Festivals mit hoher Filmpromi-Dichte stehen vor einem echten Problem

Da man selbst einen starken Fokus auf deutsche Produktionen habe, sei die Moin Filmförderung derzeit vom Streik und dessen Auswirkungen eher nicht betroffen. Vor Problemen stünden jedoch die kommenden großen Festivals in Venedig (30.8. bis 9.9.) und Toronto (7.9. bis 17.9.), sollten dort plötzlich keine großen US-Stars mehr über den roten Teppich laufen. „Das macht ja einen wesentlichen Teil ihrer Strahlkraft aus.“

Ansonsten sorgt sich Albers vor allem wegen der längerfristigen Konsequenzen der aktuellen Auseinandersetzung. „Es ist ein dramatischer Vorgang, wenn jetzt so stark auf die Bremse getreten wird“, sagt er. Der Kinomarkt sei derzeit immer noch dabei, sich von der Corona-Krise zu erholen, die zu einem massiven Publikumsschwund führte. „Wenn nun Produktionen gestoppt werden und irgendwann einfach Filme und Serien fehlen, wird die Lage perspektivisch noch schwieriger.“ Heißt: Wenn etwa die Blockbuster ausfallen, mit denen die Kinobetreiber kalkulieren, wird die Lage möglicherweise existenziell bedrohlich.

Hollywood-Streik: Marvel-Superhelden und „Avatar“-Fortsetzung verschoben

Tatsächlich habe einige große Firmen ihre geplanten Starts bereits nach hinten verlegt, unter anderem gilt das für die Marvel-Superheldenfilme „Captain America“ und „Blade“, aber auch für Disneys Realverfilmung des Animationshits „Moana“ und die geplanten „Avatar“-Fortsetzungen.
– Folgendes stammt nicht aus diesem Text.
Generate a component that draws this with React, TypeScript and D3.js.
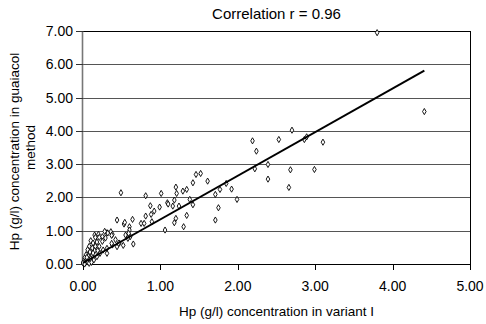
import { useMemo } from "react";
import * as d3 from "d3";

// Hp (g/l) measured by variant I (x) vs guaiacol method (y)
const variantI = [
  3.8, 4.41, 3.1, 2.7, 2.19, 2.53, 2.24, 2.86, 2.89, 2.22, 2.39, 2.68, 2.99, 2.39, 2.66, 1.92, 1.99,
  1.46, 1.52, 1.42, 1.61, 1.2, 1.29, 1.34, 1.21, 1.01, 1.71, 1.77, 1.85, 1.18, 1.09, 1.1, 1.16, 1.24,
  1.42, 0.99, 1.75, 1.2, 1.34, 1.71, 0.49, 0.81, 0.87, 0.92, 0.88, 0.81, 1.38, 1.18, 1.3, 1.06, 0.64,
  0.53, 0.54, 0.6, 0.6, 0.75, 0.79, 0.89, 0.55, 0.61, 0.59, 0.44,
  0.15, 0.2, 0.25, 0.31, 0.36, 0.38, 0.58, 0.28, 0.32, 0.16, 0.21, 0.1, 0.13, 0.18, 0.25, 0.29, 0.37,
  0.42, 0.47, 0.08, 0.12, 0.16, 0.21, 0.06, 0.09, 0.15, 0.19, 0.04, 0.07, 0.12, 0.02, 0.04, 0.07, 0.01,
  0.03, 0.0, 0.1, 0.06, 0.31, 0.38, 0.44, 0.46, 0.26, 0.22, 0.18, 0.37, 0.31,
  0.14, 0.02, 0.08, 0.11, 0.05, 0.13, 0.52, 0.65,
];
const guaiacol = [
  6.95, 4.58, 3.66, 4.02, 3.7, 3.74, 3.39, 3.74, 3.82, 2.86, 2.99, 2.83, 2.84, 2.55, 2.3, 2.25, 1.94,
  2.69, 2.72, 2.44, 2.49, 2.31, 2.19, 2.24, 2.12, 2.12, 2.09, 2.24, 2.42, 1.92, 1.84, 1.8, 1.74, 1.74,
  1.78, 1.71, 1.69, 1.37, 1.46, 1.32, 2.14, 2.05, 1.75, 1.59, 1.49, 1.44, 1.94, 1.24, 1.12, 1.02, 1.34,
  1.2, 1.25, 1.12, 1.02, 1.22, 1.22, 1.27, 0.87, 0.82, 0.92, 1.32,
  0.87, 0.89, 0.82, 0.94, 0.97, 0.89, 0.77, 0.98, 0.93, 0.8, 0.8, 0.7, 0.63, 0.66, 0.68, 0.78, 0.86,
  0.73, 0.63, 0.53, 0.48, 0.53, 0.53, 0.43, 0.36, 0.4, 0.4, 0.28, 0.23, 0.26, 0.18, 0.1, 0.13, 0.08,
  0.03, 0.03, 0.16, 0.06, 0.32, 0.57, 0.52, 0.62, 0.42, 0.32, 0.22, 0.62, 0.47,
  0.12, 0.0, 0.02, 0.05, 0.2, 0.33, 0.56, 0.6,
];

const xTicks = [0, 1, 2, 3, 4, 5];
const yTicks = [0, 1, 2, 3, 4, 5, 6, 7];

// linear fit drawn over the data range
const fitSlope = 1.31;
const fitIntercept = 0.03;

const W = 486;
const H = 324;
const font = "Liberation Sans, Arial, sans-serif";

export default function App() {
  const margin = { top: 31, right: 16, bottom: 60, left: 83 };
  const x = d3.scaleLinear().domain([0, 5]).range([margin.left, W - margin.right]);
  const y = d3.scaleLinear().domain([0, 7]).range([H - margin.bottom, margin.top]);

  const marker = useMemo(() => d3.symbol().type(d3.symbolDiamond).size(11)() ?? "", []);
  const xMax = d3.max(variantI) ?? 0;
  const fitLine = d3.line<number>()
    .x((d) => x(d))
    .y((d) => y(fitIntercept + fitSlope * d))([0, xMax]) ?? "";

  const [x0, x1] = x.range();
  const [y0, y1] = y.range();

  return (
    <svg width={W} height={H} style={{ position: "absolute", left: 0, top: 0, background: "#fff" }} fontFamily={font}>
      {/* gridlines */}
      {yTicks.slice(1).map((t) => (
        <line key={t} x1={x0} x2={x1} y1={Math.round(y(t)) + 0.5} y2={Math.round(y(t)) + 0.5}
          stroke={t === 7 ? "#000" : "#555"} strokeWidth={1} />
      ))}
      {/* right border */}
      <line x1={x1 + 0.5} x2={x1 + 0.5} y1={y1} y2={y0} stroke="#000" />
      {/* bottom axis */}
      <line x1={x0} x2={x1 + 1} y1={y0 + 0.5} y2={y0 + 0.5} stroke="#000" />
      {xTicks.map((t) => (
        <g key={t}>
          <line x1={Math.round(x(t)) + 0.5} x2={Math.round(x(t)) + 0.5} y1={y0} y2={y0 + 6} stroke="#000" />
          <text x={x(t)} y={y0 + 27} fontSize={14} textAnchor="middle" fill="#000">{t.toFixed(2)}</text>
        </g>
      ))}
      {/* left axis */}
      <line x1={x0 - 0.5} x2={x0 - 0.5} y1={y1} y2={y0 + 1} stroke="#777" strokeWidth={1.6} />
      {yTicks.map((t) => (
        <g key={t}>
          <line x1={x0 - 7} x2={x0} y1={Math.round(y(t)) + 0.5} y2={Math.round(y(t)) + 0.5} stroke="#333" />
          <text x={x0 - 10} y={y(t) + 5} fontSize={14} textAnchor="end" fill="#000">{t.toFixed(2)}</text>
        </g>
      ))}
      {/* points */}
      {variantI.map((v, i) => (
        <path key={i} d={marker} transform={`translate(${x(v)},${y(guaiacol[i])})`}
          fill="#fff" stroke="#000" strokeWidth={0.9} />
      ))}
      {/* regression line */}
      <path d={fitLine} fill="none" stroke="#000" strokeWidth={2} />
      {/* titles */}
      <text x={(x0 + x1) / 2} y={19} fontSize={15} textAnchor="middle" fill="#000">Correlation r = 0.96</text>
      <text x={(x0 + x1) / 2} y={316} fontSize={13.5} textAnchor="middle" fill="#000">Hp (g/l) concentration in variant I</text>
      <text transform={`translate(19,${(y0 + y1) / 2 + 4}) rotate(-90)`} fontSize={13.5} textAnchor="middle" fill="#000">
        Hp (g/l) concentration in guaiacol
      </text>
      <text transform={`translate(35,${(y0 + y1) / 2}) rotate(-90)`} fontSize={13.5} textAnchor="middle" fill="#000">
        method
      </text>
    </svg>
  );
}
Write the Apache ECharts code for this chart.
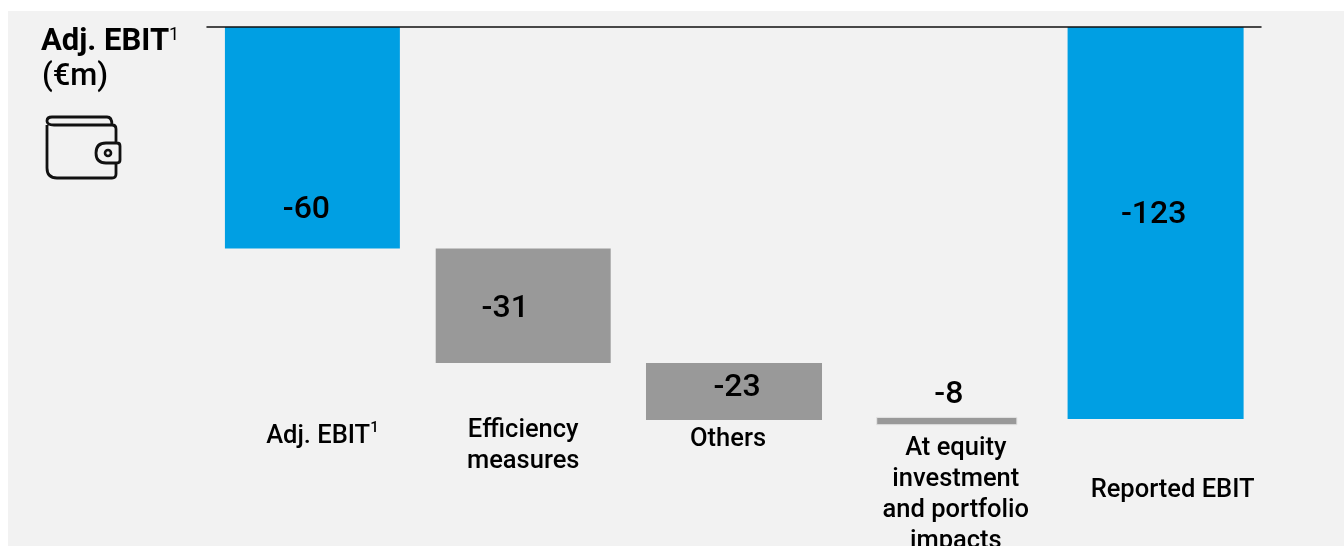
<!DOCTYPE html>
<html><head><meta charset="utf-8">
<style>html,body{margin:0;padding:0;background:#fff}#c{width:1344px;height:546px}</style>
<script src="https://cdn.jsdelivr.net/npm/echarts@6/dist/echarts.min.js"></script>
</head><body><div id="c"></div>
<script>
// Printed labels of the chart
const categories = ['Adj. EBIT{sup|1}', 'Efficiency\nmeasures', 'Others', 'At equity\ninvestment\nand portfolio\nimpacts', 'Reported EBIT'];
const valueLabels = ['-60', '-31', '-23', '-8', '-123'];
// Drawn extents of the bars (the source is not drawn strictly to scale)
const barStart = [0, -69.5, -105.4, -122.5, 0];
const barEnd = [-69.5, -105.4, -123.3, -124.8, -123];
const barKind = ['total', 'step', 'step', 'step', 'total'];

const FONT = 'Roboto';
const colors = { total: '#009FE3', step: '#999999' };
const widthRatio = [0.83, 0.83, 0.835, 0.665, 0.835];
const barShift = [0, 0, 0, 2, 0];
const valueOffset = [[-6, -38], [-18, -54], [3, -32], [4, -30], [-2, -204]];
const labelOffset = [[10, 188], [0, 83], [-6, 20], [11, 70], [17, 72]];
const walletPath = 'M47 125V168Q47 178 57 178H112Q116 178 116 174V163M116 143V129Q116 125 112 125H54Q47 125 47 121Q47 117 52 117H107Q112 117 112 125M120 146Q120 143 117 143H106Q96 143 96 153Q96 163 106 163H117Q120 163 120 160Z';

const chart = echarts.init(document.getElementById('c'));
chart.setOption({
  animation: false,
  backgroundColor: '#ffffff',
  grid: { left: 207, right: 83, top: 27, height: 414.3 },
  xAxis: {
    type: 'category', position: 'top', data: categories,
    axisLine: { show: true, onZero: false, lineStyle: { color: '#111', width: 1.5 } },
    axisTick: { show: false }, axisLabel: { show: false }, splitLine: { show: false }, z: 10
  },
  yAxis: { type: 'value', min: -130, max: 0, show: false },
  series: [{
    type: 'custom', clip: false,
    data: barStart.map((s, i) => [i, s, barEnd[i]]),
    encode: { x: 0, y: [1, 2] },
    renderItem(params, api) {
      const i = api.value(0);
      const top = api.coord([i, api.value(1)]);
      const bot = api.coord([i, api.value(2)]);
      const w = api.size([1, 0])[0] * widthRatio[i];
      const cx = top[0];
      const thin = bot[1] - top[1] < 12;
      return {
        type: 'group',
        children: [
          { type: 'rect',
            shape: { x: cx + barShift[i] - w / 2, y: top[1], width: w, height: bot[1] - top[1] },
            style: { fill: colors[barKind[i]], stroke: thin ? '#e4e4e4' : null, lineWidth: thin ? 1 : 0 } },
          { type: 'text',
            style: { x: cx + valueOffset[i][0], y: bot[1] + valueOffset[i][1], text: valueLabels[i],
              fill: '#000', font: '500 32px ' + FONT, align: 'center', verticalAlign: 'middle' } },
          { type: 'text',
            style: { x: cx + labelOffset[i][0], y: bot[1] + labelOffset[i][1], text: categories[i],
              fill: '#000', font: '500 25.5px ' + FONT, lineHeight: 31, align: 'center', verticalAlign: 'middle',
              rich: { sup: { font: '500 15px ' + FONT, verticalAlign: 'top', lineHeight: 31, fill: '#000' } } } }
        ]
      };
    }
  }, {
    type: 'custom', clip: false, silent: true, coordinateSystem: 'none',
    data: [[0]],
    renderItem() {
      return {
        type: 'group',
        children: [
          { type: 'path', shape: { pathData: walletPath }, style: { fill: null, stroke: '#111', lineWidth: 2.8 } },
          { type: 'circle', shape: { cx: 108, cy: 153, r: 3 }, style: { fill: null, stroke: '#111', lineWidth: 2.6 } }
        ]
      };
    }
  }],
  graphic: [
    { type: 'rect', z: -10, silent: true, shape: { x: 8, y: 11, width: 1336, height: 535 }, style: { fill: '#f2f2f2' } },
    { type: 'text', z: 20, style: { x: 41, y: 42, text: 'Adj. EBIT{sup|1}', fill: '#000', font: '700 31px ' + FONT,
        verticalAlign: 'middle', rich: { sup: { font: '400 18px ' + FONT, verticalAlign: 'top', fill: '#000', lineHeight: 32 } } } },
    { type: 'text', z: 20, style: { x: 42, y: 77, text: '(€m)', fill: '#000', font: '500 31px ' + FONT, verticalAlign: 'middle' } }
  ]
});
</script></body></html>
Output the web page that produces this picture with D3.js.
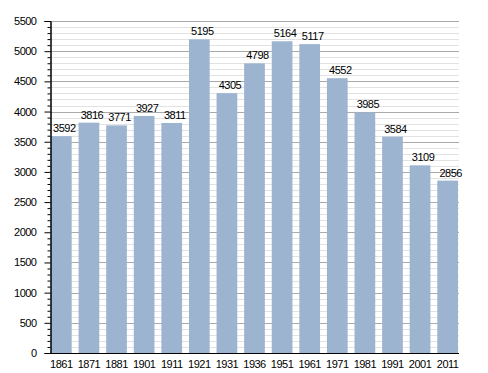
<!DOCTYPE html>
<html>
<head>
<meta charset="utf-8">
<script src="https://cdn.jsdelivr.net/npm/d3@7"></script>
<style>
  body { margin: 0; background: #fff; }
  text { font-family: "Liberation Sans", Arial, sans-serif; font-size: 11px; letter-spacing: -0.5px; fill: #000; }
</style>
</head>
<body>
<script>
const width = 488;
const height = 373;

// census years and population
const years = ["1861", "1871", "1881", "1901", "1911", "1921", "1931", "1936", "1951", "1961", "1971", "1981", "1991", "2001", "2011"];
const population = [3592, 3816, 3771, 3927, 3811, 5195, 4305, 4798, 5164, 5117, 4552, 3985, 3584, 3109, 2856];
const majorTicks = [0, 500, 1000, 1500, 2000, 2500, 3000, 3500, 4000, 4500, 5000, 5500];

const plotLeft = 50, plotRight = 459, plotTop = 21, plotBottom = 353;

const x = d3.scaleBand()
  .domain(years)
  .range([plotLeft + 1, plotRight - 1])
  .paddingInner(0.25)
  .paddingOuter(0);

const y = d3.scaleLinear()
  .domain([0, 5500])
  .range([plotBottom, plotTop]);

const minorTicks = d3.range(0, 5501, 100).filter(v => v % 500 !== 0);

const svg = d3.select("body")
  .append("svg")
  .attr("width", width)
  .attr("height", height);

// minor grid
svg.append("g")
  .selectAll("line")
  .data(minorTicks)
  .enter()
  .append("line")
  .attr("x1", plotLeft)
  .attr("x2", plotRight)
  .attr("y1", d => Math.round(y(d)) + 0.5)
  .attr("y2", d => Math.round(y(d)) + 0.5)
  .style("stroke", "#e2e2e2");

// major grid
svg.append("g")
  .selectAll("line")
  .data(majorTicks.filter(d => d > 0))
  .enter()
  .append("line")
  .attr("x1", plotLeft)
  .attr("x2", plotRight)
  .attr("y1", d => Math.round(y(d)) + 0.5)
  .attr("y2", d => Math.round(y(d)) + 0.5)
  .style("stroke", "#aaaaaa");

// bars
svg.append("g")
  .selectAll("rect")
  .data(population)
  .enter()
  .append("rect")
  .attr("x", (d, i) => x(years[i]))
  .attr("y", d => y(d))
  .attr("width", x.bandwidth())
  .attr("height", d => plotBottom - y(d))
  .style("fill", "#9cb4d0");

// value labels
svg.append("g")
  .selectAll("text")
  .data(population)
  .enter()
  .append("text")
  .attr("x", (d, i) => x(years[i]) + x.bandwidth() / 2 + 3)
  .attr("y", d => y(d) - 4)
  .attr("text-anchor", "middle")
  .text(d => d);

// y axis with minor ticks
const yAxis = svg.append("g").attr("transform", `translate(${plotLeft + 0.5},0)`);
yAxis.call(d3.axisLeft(y).tickValues(minorTicks).tickSize(3).tickFormat(""));
yAxis.append("g").call(d3.axisLeft(y).tickValues(majorTicks).tickSize(6).tickPadding(8).tickFormat(d3.format("d")));
yAxis.selectAll(".domain").style("stroke", "#000");
yAxis.selectAll("text").style("font-size", "11px").style("font-family", "Liberation Sans, Arial, sans-serif").style("fill", "#000");

// x axis
const xAxis = svg.append("g")
  .attr("transform", `translate(0,${plotBottom + 0.5})`)
  .call(d3.axisBottom(x).tickSize(0).tickPadding(7));
xAxis.select(".domain").attr("d", `M${plotLeft},0H${plotRight}`).style("stroke", "#000");
xAxis.selectAll("text").style("font-size", "11px").style("font-family", "Liberation Sans, Arial, sans-serif").style("fill", "#000");
</script>
</body>
</html>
Im Serienbereich sind unter anderem die Arbeiten an „Stranger Things“ (bei Netflix) und „Yellowjackets“ (bei Sky) gestoppt worden. Die in den USA sehr beliebten Late-Night-Shows von Moderatoren wie Jimmy Kimmel und John Oliver fallen wegen des Streiks der Drehbuchautoren bereits seit Anfang Mai komplett aus.

Fran Descher, Präsidentin der mächtigen Schauspiel-Gewerkschaft Screen Actors Guild und ehemaliger Serienstar („Die Nanny“), hat sich zuletzt mit einer klaren Botschaft an die Besitzer der großen Studios und Streamingdienste gewandt, die einzig von der Gier getrieben seien und sich nur für Börsenkurse interessierten: „Wir fordern Respekt und Ehre für unseren Anteil. Teilen Sie den Reichtum, denn ohne uns können Sie nicht existieren!“

Wer in diesem Arbeitskampf den längeren Atem hat, mag Helge Albers nicht prognostizieren, weiß aber: „Irgendwann tritt eine gewisse Ermüdung ein, dann blinzelt einer, und es wird wieder verhandelt.“ Film- und Serienfans in aller Welt hoffen, dass dieser Moment nicht zu lange auf sich warten lässt.